There is an abundance of information available, including research papers, white papers, news articles, or other online sources, that we can use, to better understand climate change, and climate action. Research papers tend to be peer reviewed, and or authored by multiple people, usually at universities or colleges. Take a look at these authors and what else they might have published. White papers may also be authored by multiple people, but might not be peer reviewed. It is important to pay attention to who the authors are of these papers, and who might have sponsored the paper. News articles and other online sources, should be used carefully, to ensure that they provide factually driven, verifiable information, with citations or links to the data sourced for the article or website.

By using multiple sources of information, you can learn about the different data supporting a particular research topic. You will also be able to notice the patterns in data cited, and consistency with respect to conclusions arising from the data.

List of Criteria to Verify Your Source

Create a list of criteria, to verify and determine the credibility of any resource you plan to use: such as authors, date of publication, publication type and ownership, the use of verifiable facts, citations and references, factual versus opinion piece.

In the discussion of climate change and its causes, it is imperative that scientifically accurate, data driven information, is used to help people understand the underlying issues, and their role in reducing their carbon, plastic, food and waste prints. To collectively make progress, and protect the people in our communities, we need to be careful to share credible pieces of information, published in reputable publications, and sites. The truth matters in climate change.

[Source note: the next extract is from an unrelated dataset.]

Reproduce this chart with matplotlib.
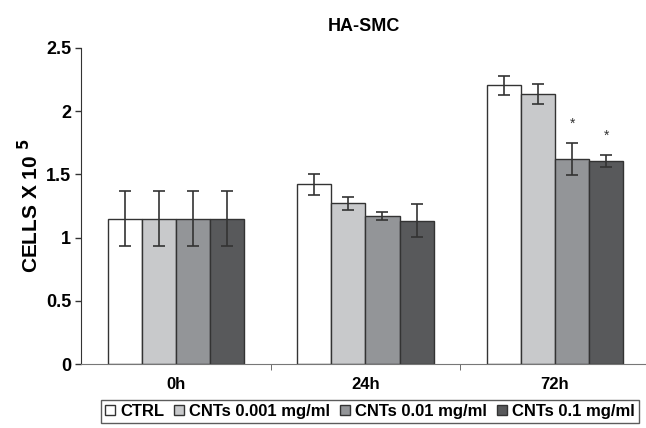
import matplotlib
matplotlib.use("Agg")
import matplotlib.pyplot as plt
import numpy as np

plt.rcParams['font.family'] = ['Liberation Sans', 'DejaVu Sans']

categories = ["0h", "24h", "72h"]
series = ["CTRL", "CNTs 0.001 mg/ml", "CNTs 0.01 mg/ml", "CNTs 0.1 mg/ml"]
values = [
    [1.15, 1.42, 2.205],
    [1.15, 1.27, 2.135],
    [1.15, 1.17, 1.62],
    [1.15, 1.135, 1.605],
]
errors = [
    [0.215, 0.083, 0.075],
    [0.215, 0.052, 0.077],
    [0.215, 0.032, 0.128],
    [0.215, 0.130, 0.045],
]
colors = ["#ffffff", "#c8c9cb", "#939598", "#58595b"]
yticks = [0, 0.5, 1, 1.5, 2, 2.5]
ytick_labels = ["0", "0.5", "1", "1.5", "2", "2.5"]
significant = [(2, 2), (2, 3)]  # (category idx, series idx)

fig = plt.figure(figsize=(6.46, 4.28), dpi=100)
ax = fig.add_axes([0.1254, 0.1495, 0.8746, 0.7385])

x = np.arange(len(categories))
bw = 0.18
for i, (s, vals, errs, c) in enumerate(zip(series, values, errors, colors)):
    pos = x + (i - 1.5) * bw
    ax.bar(pos, vals, bw, color=c, edgecolor="#333333", linewidth=1.0, label=s,
           yerr=errs, error_kw=dict(ecolor="#333333", elinewidth=1.2, capsize=4, capthick=1.2))

for ci, si in significant:
    pos = x[ci] + (si - 1.5) * bw
    top = values[si][ci] + errors[si][ci]
    ax.text(pos, top + 0.1, "*", ha="center", va="bottom", fontsize=10, color="#333333")

ax.set_ylim(0, 2.5)
ax.set_xlim(-0.5, 2.48)
ax.set_yticks(yticks)
ax.set_yticklabels(ytick_labels, fontsize=13, fontweight="bold")
ax.set_xticks(x)
ax.set_xticklabels(categories, fontsize=12, fontweight="bold")
ax.tick_params(axis="x", which="major", length=0, pad=9)
ax.set_xticks([0.5, 1.5], minor=True)
ax.tick_params(axis="x", which="minor", length=4, color="#555555")
ax.tick_params(axis="y", length=4, width=1, color="#333333", pad=3)
for sp in ["top", "right"]:
    ax.spines[sp].set_visible(False)
ax.spines["left"].set_color("#333333")
ax.spines["bottom"].set_color("#777777")

ax.set_ylabel("CELLS X 10 $^{\\mathbf{5}}$", fontsize=15, fontweight="bold", labelpad=3)
ax.set_title("HA-SMC", fontsize=13, fontweight="bold", pad=12)

leg = fig.legend(loc="lower right", bbox_to_anchor=(0.997, 0.0), ncol=4,
                 prop=dict(weight="bold", size=12), frameon=True, fancybox=False,
                 handlelength=0.6, handleheight=0.6, handletextpad=0.3, columnspacing=0.6,
                 borderpad=0.25, borderaxespad=0.3, edgecolor="#333333")
leg.get_frame().set_linewidth(1.0)

fig.savefig("out.png", dpi=100)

Assignment 9: Groups of students should select a variety of research resources to analyze, including research papers, white papers, news articles, or other online sources, that discuss the causes of climate change. Students will create a list of criteria they will use, to verify and determine the credibility of the selected resource, such as, authors, date, verifiable facts, citations and references, factual versus opinion piece. Students should also look closely at the journal, newspaper, or site, where the resource has been published, the historical perspective of the publication, and ownership of publications or website. Using the selected criteria, students will assess if their chosen resource is credible, or not. Student findings should be shared with the class. The teacher should direct the discussion to create a list of credible resources, that can be used to understand issues related to climate change.